→ Task prompt
The lines to extract run from the first line of the material below to the line containing "costs = [9120, 13680, 18240, 22800, 27360]", both included; leave the pictures behind.

--- Start of Data provided ---

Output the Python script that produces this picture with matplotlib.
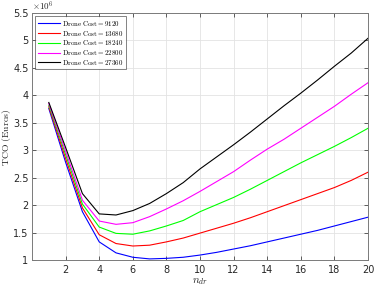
import matplotlib
matplotlib.use("Agg")
import matplotlib.pyplot as plt

# TCO (in units of 1e6 Euros) vs number of drones, one curve per drone cost
n_dr = list(range(1, 21))
costs = [9120, 13680, 18240, 22800, 27360]

tco_9120 = [3.76, 2.78, 1.88, 1.33, 1.13, 1.05, 1.02, 1.03, 1.05, 1.09,
            1.14, 1.20, 1.26, 1.33, 1.40, 1.47, 1.54, 1.62, 1.70, 1.78]
tco_13680 = [3.79, 2.85, 1.95, 1.46, 1.30, 1.255, 1.27, 1.33, 1.40, 1.49,
             1.58, 1.67, 1.77, 1.88, 1.99, 2.10, 2.21, 2.32, 2.45, 2.60]
tco_18240 = [3.82, 2.92, 2.02, 1.60, 1.485, 1.47, 1.53, 1.62, 1.72, 1.88,
             2.01, 2.14, 2.29, 2.45, 2.61, 2.77, 2.92, 3.07, 3.23, 3.40]
tco_22800 = [3.85, 2.98, 2.09, 1.71, 1.65, 1.68, 1.79, 1.93, 2.08, 2.25,
             2.43, 2.61, 2.82, 3.02, 3.20, 3.40, 3.60, 3.80, 4.02, 4.23]
tco_27360 = [3.87, 3.05, 2.21, 1.84, 1.82, 1.90, 2.03, 2.21, 2.41, 2.66,
             2.88, 3.10, 3.33, 3.57, 3.81, 4.04, 4.28, 4.53, 4.77, 5.04]

series = [tco_9120, tco_13680, tco_18240, tco_22800, tco_27360]
colors = ["#0000ff", "#ff0000", "#00ff00", "#ff00ff", "#000000"]

plt.rcParams["mathtext.fontset"] = "cm"

fig = plt.figure(figsize=(3.74, 2.86), dpi=100)
ax = fig.add_axes([0.0856, 0.0909, 0.8984, 0.8636])

for cost, vals, col in zip(costs, series, colors):
    ax.plot(n_dr, vals, color=col, lw=0.8,
            label=r"$\mathrm{Drone\ Cost} = %d$" % cost)

ax.set_xlim(0, 20)
ax.set_ylim(1, 5.5)
ax.set_xticks(range(2, 21, 2))
ax.set_yticks([1, 1.5, 2, 2.5, 3, 3.5, 4, 4.5, 5, 5.5])
ax.set_yticklabels(["1", "1.5", "2", "2.5", "3", "3.5", "4", "4.5", "5", "5.5"])

ax.grid(True, color="#e3e3e3", lw=0.6)
ax.set_axisbelow(True)
ax.tick_params(direction="in", top=True, right=True, length=3, width=0.5,
               labelsize=7, colors="#262626")
ax.tick_params(axis="y", pad=2.5)
for sp in ax.spines.values():
    sp.set_color("#7a7a7a")
    sp.set_linewidth(0.7)

ax.set_xlabel(r"$n_{dr}$", fontsize=8, color="#262626", labelpad=1)
# y label placed in figure coords so it stays inside the small canvas
fig.text(0.017, 0.52, r"$\mathrm{TCO\ (Euros)}$", fontsize=7, color="#262626",
         rotation=90, ha="center", va="center")
ax.text(0.0, 1.0, r"$\times10^{6}$", transform=ax.transAxes,
        fontsize=6.5, color="#262626", va="bottom", ha="left")

leg = ax.legend(loc="upper left", fontsize=5, frameon=True, fancybox=False,
                handlelength=3.2, borderpad=0.35, labelspacing=0.1,
                handletextpad=0.3, borderaxespad=0.5)
leg.get_frame().set_edgecolor("#262626")
leg.get_frame().set_linewidth(0.5)

fig.savefig("out.png", dpi=100)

--- End of Data provided ---

→ Task solution
Output the Python script that produces this picture with matplotlib.
import matplotlib
matplotlib.use("Agg")
import matplotlib.pyplot as plt

# TCO (in units of 1e6 Euros) vs number of drones, one curve per drone cost
n_dr = list(range(1, 21))
costs = [9120, 13680, 18240, 22800, 27360]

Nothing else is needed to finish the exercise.